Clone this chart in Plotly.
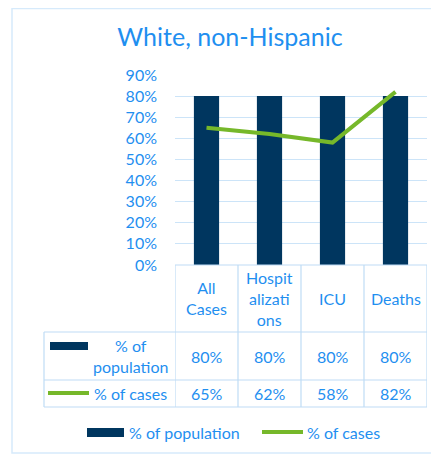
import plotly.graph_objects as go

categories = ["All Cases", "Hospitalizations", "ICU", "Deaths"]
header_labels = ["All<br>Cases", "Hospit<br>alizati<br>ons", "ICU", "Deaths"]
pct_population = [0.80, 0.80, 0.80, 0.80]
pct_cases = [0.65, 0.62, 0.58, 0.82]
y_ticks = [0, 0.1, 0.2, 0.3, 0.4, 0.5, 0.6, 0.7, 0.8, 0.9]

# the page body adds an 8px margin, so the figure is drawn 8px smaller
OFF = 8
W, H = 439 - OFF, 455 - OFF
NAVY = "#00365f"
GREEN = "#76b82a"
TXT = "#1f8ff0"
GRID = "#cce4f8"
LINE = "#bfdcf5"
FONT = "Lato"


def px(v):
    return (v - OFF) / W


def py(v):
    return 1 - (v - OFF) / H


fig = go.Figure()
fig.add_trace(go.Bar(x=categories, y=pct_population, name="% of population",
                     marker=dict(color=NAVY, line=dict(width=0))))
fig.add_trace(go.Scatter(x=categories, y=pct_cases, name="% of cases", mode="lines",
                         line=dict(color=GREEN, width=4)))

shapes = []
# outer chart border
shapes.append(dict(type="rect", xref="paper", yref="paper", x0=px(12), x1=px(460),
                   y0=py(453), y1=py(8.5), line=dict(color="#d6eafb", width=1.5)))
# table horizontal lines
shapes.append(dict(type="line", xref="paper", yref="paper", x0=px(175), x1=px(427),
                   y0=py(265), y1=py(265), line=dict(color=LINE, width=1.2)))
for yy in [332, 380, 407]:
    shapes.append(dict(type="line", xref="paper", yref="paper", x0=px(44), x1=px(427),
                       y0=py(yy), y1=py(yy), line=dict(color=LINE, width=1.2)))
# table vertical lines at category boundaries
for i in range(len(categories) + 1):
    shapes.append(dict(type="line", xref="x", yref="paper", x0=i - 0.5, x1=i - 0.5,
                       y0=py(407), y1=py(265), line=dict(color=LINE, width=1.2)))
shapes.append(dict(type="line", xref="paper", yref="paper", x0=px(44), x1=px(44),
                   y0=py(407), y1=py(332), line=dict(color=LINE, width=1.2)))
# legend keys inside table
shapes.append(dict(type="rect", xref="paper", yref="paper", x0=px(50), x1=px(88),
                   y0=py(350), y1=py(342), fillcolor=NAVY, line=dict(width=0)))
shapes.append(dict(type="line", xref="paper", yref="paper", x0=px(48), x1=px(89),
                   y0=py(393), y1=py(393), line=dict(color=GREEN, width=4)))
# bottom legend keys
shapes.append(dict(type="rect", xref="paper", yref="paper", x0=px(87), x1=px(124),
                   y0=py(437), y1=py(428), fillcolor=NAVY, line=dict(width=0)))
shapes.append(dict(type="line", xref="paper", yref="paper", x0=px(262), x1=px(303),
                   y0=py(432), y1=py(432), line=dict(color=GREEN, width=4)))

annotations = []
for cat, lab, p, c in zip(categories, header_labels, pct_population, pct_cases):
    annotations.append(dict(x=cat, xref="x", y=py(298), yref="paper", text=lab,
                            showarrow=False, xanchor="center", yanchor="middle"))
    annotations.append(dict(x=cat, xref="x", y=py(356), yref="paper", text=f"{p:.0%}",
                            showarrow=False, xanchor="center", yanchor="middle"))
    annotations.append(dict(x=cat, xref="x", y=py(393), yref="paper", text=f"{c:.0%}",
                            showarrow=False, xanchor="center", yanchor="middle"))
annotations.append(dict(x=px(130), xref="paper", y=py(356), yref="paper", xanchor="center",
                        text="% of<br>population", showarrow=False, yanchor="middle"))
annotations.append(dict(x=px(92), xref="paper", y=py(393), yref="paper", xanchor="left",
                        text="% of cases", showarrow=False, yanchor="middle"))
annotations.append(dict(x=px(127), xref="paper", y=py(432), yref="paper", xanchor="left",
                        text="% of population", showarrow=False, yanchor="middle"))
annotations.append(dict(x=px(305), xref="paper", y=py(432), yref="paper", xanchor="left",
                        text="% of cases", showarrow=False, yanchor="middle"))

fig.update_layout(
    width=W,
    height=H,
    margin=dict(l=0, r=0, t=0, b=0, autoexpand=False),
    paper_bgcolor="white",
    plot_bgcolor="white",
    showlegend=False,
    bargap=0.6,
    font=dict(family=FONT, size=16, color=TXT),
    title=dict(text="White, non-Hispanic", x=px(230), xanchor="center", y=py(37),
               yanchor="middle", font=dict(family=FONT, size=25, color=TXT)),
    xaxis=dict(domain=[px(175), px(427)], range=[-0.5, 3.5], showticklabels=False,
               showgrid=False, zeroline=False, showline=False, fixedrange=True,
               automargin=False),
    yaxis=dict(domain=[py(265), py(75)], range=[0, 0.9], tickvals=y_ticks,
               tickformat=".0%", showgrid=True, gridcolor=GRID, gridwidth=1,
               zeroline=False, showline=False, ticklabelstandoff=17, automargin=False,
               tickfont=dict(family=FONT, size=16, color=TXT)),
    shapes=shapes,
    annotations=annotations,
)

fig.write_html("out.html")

OBJECTIVE: Gather each line of the listing containing the word "chart" and show it.

RESPONSE:
Clone this chart in Plotly.
# outer chart border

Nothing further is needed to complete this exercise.